Serious reflection on this question may lead us to answers that we would prefer not to have to consider, especially for those who took Sandy’s full force along the Atlantic coast and are still recovering. And here is where the sad reality of contemporary environmental politics at the global scale becomes most clear. American exceptionalism and the political power of Big Carbon are impotent in the face of a “Frankenstorm,” and no amount of climate denial or conservative chest thumping will change that cold, hard ecologic fact. Every person going to the polls on Tuesday should remember that when they vote for the future direction of US politics.

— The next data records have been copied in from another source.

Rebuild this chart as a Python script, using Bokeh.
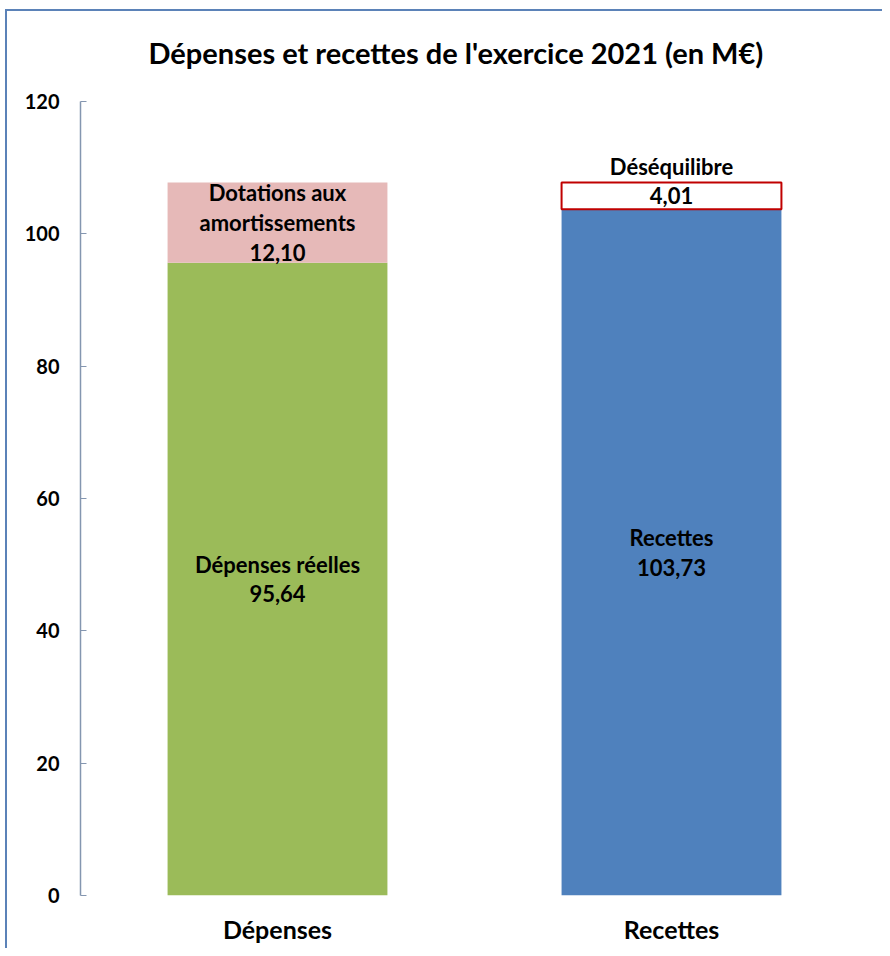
from bokeh.plotting import figure
from bokeh.models import ColumnDataSource, FactorRange, Range1d
from bokeh.core.properties import value
from bokeh.embed import file_html
from bokeh.resources import INLINE

# ---- data ----
categories = ["Dépenses", "Recettes"]
bottom_names = ["Dépenses réelles", "Recettes"]
bottom_values = [95.64, 103.73]
top_names = ["Dotations aux\namortissements", "Déséquilibre"]
top_values = [12.10, 4.01]
y_ticks = [0, 20, 40, 60, 80, 100, 120]
title_text = "Dépenses et recettes de l'exercice 2021 (en M€)"

def fmt(v):
    return f"{v:.2f}".replace(".", ",")

FONT = "Lato"
LBL = "22px"
BORDER = "#5b82b8"

p = figure(x_range=FactorRange(*categories, range_padding=0),
           y_range=Range1d(0, 120),
           width=882, height=948, output_backend="svg", toolbar_location=None,
           min_border_left=80, min_border_right=14, min_border_top=101, min_border_bottom=53)

# chart border (top and left edges of the chart area), painted behind a transparent canvas
p.styles = {
    "background": (f"linear-gradient({BORDER},{BORDER}) 5px 9px / 2px 100% no-repeat, "
                   f"linear-gradient({BORDER},{BORDER}) 5px 9px / 100% 2px no-repeat, white"),
}
p.border_fill_color = None
p.background_fill_color = None

p.title.text = title_text
p.title.align = "left"
p.title.offset = 68
p.title.text_font = FONT
p.title.text_font_size = "29px"
p.title.text_font_style = "bold"
p.title.text_color = "#000000"
p.title.standoff = 64

p.outline_line_color = None
p.xgrid.grid_line_color = None
p.ygrid.grid_line_color = None

# bottom segments
src_bottom = ColumnDataSource(dict(
    x=categories, top=bottom_values, color=["#9bbb59", "#4f81bd"],
    mid=[v / 2 for v in bottom_values],
    label=[f"{n}\n{fmt(v)}" for n, v in zip(bottom_names, bottom_values)],
))
p.vbar(x="x", top="top", bottom=0, width=0.558, fill_color="color", line_color=None, source=src_bottom)

# dotations (stacked on dépenses)
p.vbar(x=[categories[0]], bottom=[bottom_values[0]], top=[bottom_values[0] + top_values[0]],
       width=0.558, fill_color="#e6b9b8", line_color=None)
# déséquilibre (stacked on recettes)
p.vbar(x=[categories[1]], bottom=[bottom_values[1]], top=[bottom_values[1] + top_values[1]],
       width=0.558, fill_color="white", line_color="#c00000", line_width=2)

p.text(x="x", y="mid", text="label", source=src_bottom, text_align="center", text_baseline="middle",
       text_font=value(FONT), text_font_style="bold", text_font_size=LBL, text_color="#000000",
       text_line_height=1.1)

# dotations label
p.text(x=[categories[0]], y=[bottom_values[0] + top_values[0] / 2],
       text=[f"{top_names[0]}\n{fmt(top_values[0])}"], text_align="center", text_baseline="middle",
       text_font=value(FONT), text_font_style="bold", text_font_size=LBL, text_color="#000000",
       text_line_height=1.1)
# déséquilibre value in box
p.text(x=[categories[1]], y=[bottom_values[1] + top_values[1] / 2],
       text=[fmt(top_values[1])], text_align="center", text_baseline="middle",
       text_font=value(FONT), text_font_style="bold", text_font_size=LBL, text_color="#000000")
# déséquilibre name above box
p.text(x=[categories[1]], y=[bottom_values[1] + top_values[1]],
       text=[top_names[1]], text_align="center", text_baseline="bottom", y_offset=-3,
       text_font=value(FONT), text_font_style="bold", text_font_size=LBL, text_color="#000000")

# axes
p.yaxis.ticker = y_ticks
p.yaxis.axis_line_color = "#8496b0"
p.yaxis.axis_line_width = 1.5
p.yaxis.major_tick_line_color = "#8496b0"
p.yaxis.major_tick_in = 6
p.yaxis.major_tick_out = 0
p.yaxis.minor_tick_line_color = None
p.yaxis.major_label_standoff = 21
p.yaxis.major_label_text_font = FONT
p.yaxis.major_label_text_font_style = "bold"
p.yaxis.major_label_text_font_size = "20px"
p.yaxis.major_label_text_color = "#000000"

p.xaxis.axis_line_color = None
p.xaxis.major_tick_line_color = None
p.xaxis.minor_tick_line_color = None
p.xaxis.major_label_standoff = 12
p.xaxis.major_label_text_font = FONT
p.xaxis.major_label_text_font_style = "bold"
p.xaxis.major_label_text_font_size = "25px"
p.xaxis.major_label_text_color = "#000000"

open("out.html", "w").write(file_html(p, INLINE))
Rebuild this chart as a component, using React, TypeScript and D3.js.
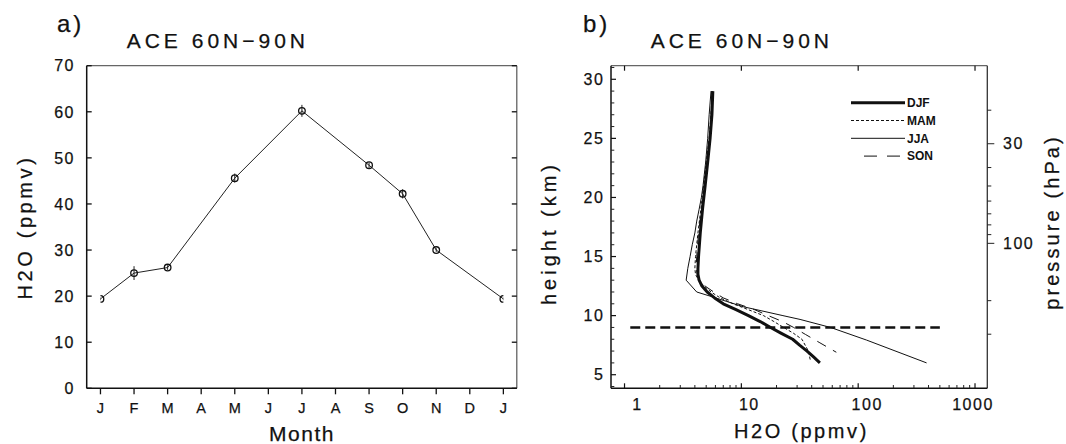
import React from 'react';
import * as d3 from 'd3';

// ---------- Data: panel a ----------
const monthLabels = ['J', 'F', 'M', 'A', 'M', 'J', 'J', 'A', 'S', 'O', 'N', 'D', 'J'];
const obsMonthIndex = [0, 1, 2, 4, 6, 8, 9, 10, 12];
const obsH2O = [19.4, 25.0, 26.2, 45.6, 60.2, 48.4, 42.2, 30.0, 19.4];
const obsErr = [0.3, 1.5, 0.5, 1.0, 1.3, 0.6, 1.0, 0.4, 0.3];
const leftYTicks = [0, 10, 20, 30, 40, 50, 60, 70];

// ---------- Data: panel b ----------
const djfHeight = [29, 27, 25, 23, 21, 19, 17, 15, 14, 13.5, 13, 12.5, 12, 11.5, 11, 10.5, 10, 9.5, 9, 8.5, 8, 7.5, 7, 6.5, 6];
const djfH2O = [5.7, 5.6, 5.4, 5.15, 4.9, 4.65, 4.45, 4.3, 4.25, 4.25, 4.35, 4.6, 5.1, 5.9, 7.0, 9.0, 11.5, 14.5, 17.8, 22, 27.5, 31.5, 36.5, 41.5, 47];

const mamHeight = [29, 27, 25, 23, 21, 19, 17, 15, 14, 13.5, 13, 12.5, 12, 11.5, 11, 10.5, 10, 9.5, 9, 8.5, 8, 7, 6.2];
const mamH2O = [5.6, 5.5, 5.3, 5.0, 4.75, 4.5, 4.25, 4.05, 4.0, 4.05, 4.3, 4.8, 5.5, 6.6, 8.5, 11.5, 15.5, 19, 23, 28, 33, 37.5, 39];

const jjaHeight = [29, 27, 25, 23, 21, 20, 19, 18, 17, 16, 15, 14, 13, 12, 11.65, 11.2, 10.75, 10.4, 10, 9.68, 9, 7.93, 6];
const jjaH2O = [5.5, 5.3, 5.15, 4.95, 4.7, 4.55, 4.35, 4.15, 4.0, 3.8, 3.64, 3.48, 3.37, 4.15, 5.4, 7.5, 10.4, 15, 22.7, 31.8, 58, 118, 385];

const sonHeight = [29, 27, 25, 23, 21, 20, 19, 17, 15, 14, 13.5, 13, 12.5, 12, 11.5, 11, 10.5, 10, 9.5, 9, 8.4, 7.7, 6.9];
const sonH2O = [5.6, 5.5, 5.35, 5.1, 4.85, 4.75, 4.55, 4.3, 4.15, 4.1, 4.2, 4.4, 4.9, 5.8, 7.0, 9.3, 13, 17, 22.5, 28, 35.5, 47, 65];

const seasonNames = ['DJF', 'MAM', 'JJA', 'SON'];
const heightMajorTicks = [5, 10, 15, 20, 25, 30];
const heightMinorTicks = [4, 6, 7, 8, 9, 11, 12, 13, 14, 16, 17, 18, 19, 21, 22, 23, 24, 26, 27, 28, 29, 31];
const h2oMajorTicks = [1, 10, 100, 1000];
const h2oMinorTicks = [2, 3, 4, 5, 6, 7, 8, 9, 20, 30, 40, 50, 60, 70, 80, 90, 200, 300, 400, 500, 600, 700, 800, 900];
const pressureTicks = [20, 30, 40, 50, 60, 70, 80, 90, 100, 200, 300];
const pressureLabels = [30, 100];
const tropopauseHeight = 9;
const tropopauseH2ORange = [1.12, 500];

// ---------- styles ----------
const FONT = "'Liberation Sans', Arial, sans-serif";
const h2oLabelDx = [13, 8, 9, -2];
const seasonStyle = [
  { w: 3, dash: null },
  { w: 1, dash: '3 2' },
  { w: 1, dash: null },
  { w: 1, dash: '10 8' },
];
const legendDash = [null, '3 2', null, '13 10'];
const textStroke = { stroke: '#111', strokeWidth: 0.25 };

export default function App() {
  // Panel a frame
  const aL = 86.7, aR = 516.8, aT = 65.7, aB = 388.3;
  const xA = d3.scaleLinear().domain([-0.41, 12.4]).range([aL, aR]);
  const yA = d3.scaleLinear().domain([0, 70]).range([aB, aT]);

  // Panel b frame
  const bL = 611, bR = 987.3, bT = 65.7, bB = 388.3;
  const xB = d3.scaleLog().domain([0.766, 1274]).range([bL, bR]);
  const yB = d3.scaleLinear().domain([3.85, 31.15]).range([bB, bT]);
  const pToH = (p: number) => 7 * Math.log(1000 / p);

  const obs = obsMonthIndex.map((m, i) => ({ m, v: obsH2O[i], e: obsErr[i] }));
  const lineA = d3.line<any>().x((d) => xA(d.m)).y((d) => yA(d.v));

  const seasons = [
    { h: djfHeight, v: djfH2O },
    { h: mamHeight, v: mamH2O },
    { h: jjaHeight, v: jjaH2O },
    { h: sonHeight, v: sonH2O },
  ];
  const lineB = d3
    .line<[number, number]>()
    .x((d) => xB(d[1]))
    .y((d) => yB(d[0]));

  const legendX1 = 851, legendX2 = 905;
  const legendY0 = 102.7, legendDy = 17.8;

  return (
    <svg
      width={1066}
      height={444}
      style={{ position: 'absolute', left: 0, top: 0, background: '#fff' }}
      fontFamily={FONT}
    >
      <defs>
        <clipPath id="clipA">
          <rect x={xA(0)} y={aT - 10} width={xA(12) - xA(0)} height={aB - aT + 20} />
        </clipPath>
        <clipPath id="clipB">
          <rect x={bL} y={bT} width={bR - bL} height={bB - bT} />
        </clipPath>
      </defs>

      {/* ================= Panel a ================= */}
      <text x={57} y={32} fontSize={24} letterSpacing={3} fill="#111" {...textStroke}>a)</text>
      <text x={126.7} y={48.3} fontSize={21} letterSpacing={4} fill="#111" {...textStroke}>ACE 60N−90N</text>

      {/* frame */}
      <line x1={aL} x2={aR} y1={aT} y2={aT} stroke="#666" strokeWidth={1.2} />
      <line x1={aR} x2={aR} y1={aT} y2={aB} stroke="#555" strokeWidth={1.2} />
      <line x1={aL} x2={aL} y1={aT} y2={aB} stroke="#111" strokeWidth={1.5} />
      <line x1={aL} x2={aR} y1={aB} y2={aB} stroke="#111" strokeWidth={1.5} />

      {/* y ticks */}
      {leftYTicks.map((t) => (
        <g key={'ya' + t}>
          <line x1={aL} x2={aL + 5} y1={yA(t)} y2={yA(t)} stroke="#111" strokeWidth={1.3} />
          <line x1={aR} x2={aR - 5} y1={yA(t)} y2={yA(t)} stroke="#111" strokeWidth={1.3} />
          <text x={75} y={yA(t)} dy="0.36em" textAnchor="end" fontSize={16} letterSpacing={1.5} fill="#111" {...textStroke}>
            {t}
          </text>
        </g>
      ))}

      {/* month ticks */}
      {monthLabels.map((mLab, i) => (
        <g key={'m' + i}>
          <line x1={xA(i)} x2={xA(i)} y1={aB} y2={aB + 6} stroke="#111" strokeWidth={1.3} />
          <text x={xA(i)} y={412.5} textAnchor="middle" fontSize={14.5} fill="#111" {...textStroke}>
            {mLab}
          </text>
        </g>
      ))}

      <text x={302} y={441} textAnchor="middle" fontSize={21} letterSpacing={1.5} fill="#111" {...textStroke}>Month</text>
      <text
        transform={`translate(32, ${(aT + aB) / 2}) rotate(-90)`}
        textAnchor="middle"
        fontSize={20}
        letterSpacing={3.6}
        fill="#111"
        {...textStroke}
      >
        H2O (ppmv)
      </text>

      {/* data */}
      <g clipPath="url(#clipA)">
        <path d={lineA(obs) || ''} fill="none" stroke="#222" strokeWidth={1} />
        {obs.map((d, i) => (
          <g key={'o' + i}>
            <line x1={xA(d.m)} x2={xA(d.m)} y1={yA(d.v - d.e)} y2={yA(d.v + d.e)} stroke="#222" strokeWidth={1} />
            <circle cx={xA(d.m)} cy={yA(d.v)} r={3.3} fill="none" stroke="#111" strokeWidth={1.3} />
          </g>
        ))}
      </g>

      {/* ================= Panel b ================= */}
      <text x={583} y={31.7} fontSize={24} letterSpacing={3} fill="#111" {...textStroke}>b)</text>
      <text x={650.7} y={48.3} fontSize={21} letterSpacing={4} fill="#111" {...textStroke}>ACE 60N−90N</text>

      <line x1={bL} x2={bR} y1={bT} y2={bT} stroke="#666" strokeWidth={1.2} />
      <line x1={bR} x2={bR} y1={bT} y2={bB} stroke="#333" strokeWidth={1.3} />
      <line x1={bL} x2={bL} y1={bT} y2={bB} stroke="#111" strokeWidth={1.5} />
      <line x1={bL} x2={bR} y1={bB} y2={bB} stroke="#111" strokeWidth={1.5} />

      {/* height ticks */}
      {heightMajorTicks.map((t) => (
        <g key={'hm' + t}>
          <line x1={bL} x2={bL + 5} y1={yB(t)} y2={yB(t)} stroke="#111" strokeWidth={1.2} />
          <text x={604.3} y={yB(t)} dy="0.36em" textAnchor="end" fontSize={16} letterSpacing={1.5} fill="#111" {...textStroke}>
            {t}
          </text>
        </g>
      ))}
      {heightMinorTicks.map((t) => (
        <line key={'hn' + t} x1={bL} x2={bL + 3.3} y1={yB(t)} y2={yB(t)} stroke="#222" strokeWidth={1} />
      ))}

      {/* H2O ticks */}
      {h2oMajorTicks.map((t, i) => (
        <g key={'xm' + t}>
          <line x1={xB(t)} x2={xB(t)} y1={bB} y2={bB - 5} stroke="#111" strokeWidth={1.2} />
          <line x1={xB(t)} x2={xB(t)} y1={bT} y2={bT + 5} stroke="#111" strokeWidth={1.2} />
          <text x={xB(t) + h2oLabelDx[i]} y={410} textAnchor="middle" fontSize={16} letterSpacing={1.5} fill="#111" {...textStroke}>
            {t}
          </text>
        </g>
      ))}
      {h2oMinorTicks.map((t) => (
        <line key={'xn' + t} x1={xB(t)} x2={xB(t)} y1={bB} y2={bB - 3.3} stroke="#222" strokeWidth={1} />
      ))}

      {/* pressure ticks */}
      {pressureTicks.map((p) => {
        const major = pressureLabels.includes(p);
        return (
          <line
            key={'p' + p}
            x1={bR}
            x2={bR + (major ? 7 : 4)}
            y1={yB(pToH(p))}
            y2={yB(pToH(p))}
            stroke="#222"
            strokeWidth={1}
          />
        );
      })}
      {pressureLabels.map((p) => (
        <text key={'pl' + p} x={1003} y={yB(pToH(p))} dy="0.36em" fontSize={16} letterSpacing={1.5} fill="#111" {...textStroke}>
          {p}
        </text>
      ))}

      <text x={801.5} y={438} textAnchor="middle" fontSize={20} letterSpacing={2.6} fill="#111" {...textStroke}>H2O (ppmv)</text>
      <text
        transform={`translate(556, ${(bT + bB) / 2 + 6}) rotate(-90)`}
        textAnchor="middle"
        fontSize={20}
        letterSpacing={4}
        fill="#111"
        {...textStroke}
      >
        height (km)
      </text>
      <text
        transform={`translate(1059, 222) rotate(-90)`}
        textAnchor="middle"
        fontSize={20}
        letterSpacing={3.1}
        fill="#111"
        {...textStroke}
      >
        pressure (hPa)
      </text>

      {/* profiles */}
      <g clipPath="url(#clipB)">
        {seasons.map((s, i) => (
          <path
            key={'s' + i}
            d={lineB(s.h.map((h, j) => [h, s.v[j]] as [number, number])) || ''}
            fill="none"
            stroke="#111"
            strokeWidth={seasonStyle[i].w}
            strokeDasharray={seasonStyle[i].dash || undefined}
            strokeLinejoin="round"
          />
        ))}
        <line
          x1={xB(tropopauseH2ORange[0])}
          x2={xB(tropopauseH2ORange[1])}
          y1={yB(tropopauseHeight)}
          y2={yB(tropopauseHeight)}
          stroke="#111"
          strokeWidth={2.5}
          strokeDasharray="10 5"
        />
      </g>

      {/* legend */}
      {seasonNames.map((name, i) => (
        <g key={'lg' + name}>
          <line
            x1={i === 3 ? 864 : legendX1}
            x2={legendX2}
            y1={legendY0 + i * legendDy}
            y2={legendY0 + i * legendDy}
            stroke="#111"
            strokeWidth={seasonStyle[i].w}
            strokeDasharray={legendDash[i] || undefined}
          />
          <text
            x={legendX2 + 2}
            y={legendY0 + i * legendDy}
            dy="0.36em"
            fontSize={12}
            fontWeight="bold"
            fill="#111"
          >
            {name}
          </text>
        </g>
      ))}
    </svg>
  );
}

Part of the reason that many people viewed the storm as so destructive, not counting the actual direct impacts like losing your home or business or a family member, which are all extremely serious, is because it severed the two critical resources which New Yorkers and the rest of America can’t do without: power and transportation. As the length and depth of these two resource gaps grew deeper, the level of public panic increased. Although we may not like to admit it, the implicit message is clear. Losing electricity and transportation (esp. cars) causes social and economic disruption on a cataclysmic level.

We’re just starting to see the real impacts of that now here in NY and in Jersey as people stand in line for hours, or in some cases even longer, in order to fill up a gas can or two with gas. Things have gotten so bad that the NYPD and NJPD have been posted at gas stations to intervene, and several incidents have already been reported. The Department of Homeland Security and the Department of Defense have all been mobilized to help with relief efforts, especially trying to get gasoline and diesel fuel to gas stations and New York ports. Obama even waived the usual restrictions on foreign tankers coming up the East Coast in order to deliver gas.

The only real upside I’ve seen from the storm was a Financial Times article noting that the pinnacle of American cultural excess and depravity, Jersey Shore, was a sacrificial offering to Hurricane Sandy. Is this Snooki’s karma coming back to haunt here? I’ll leave that for the readers to decide.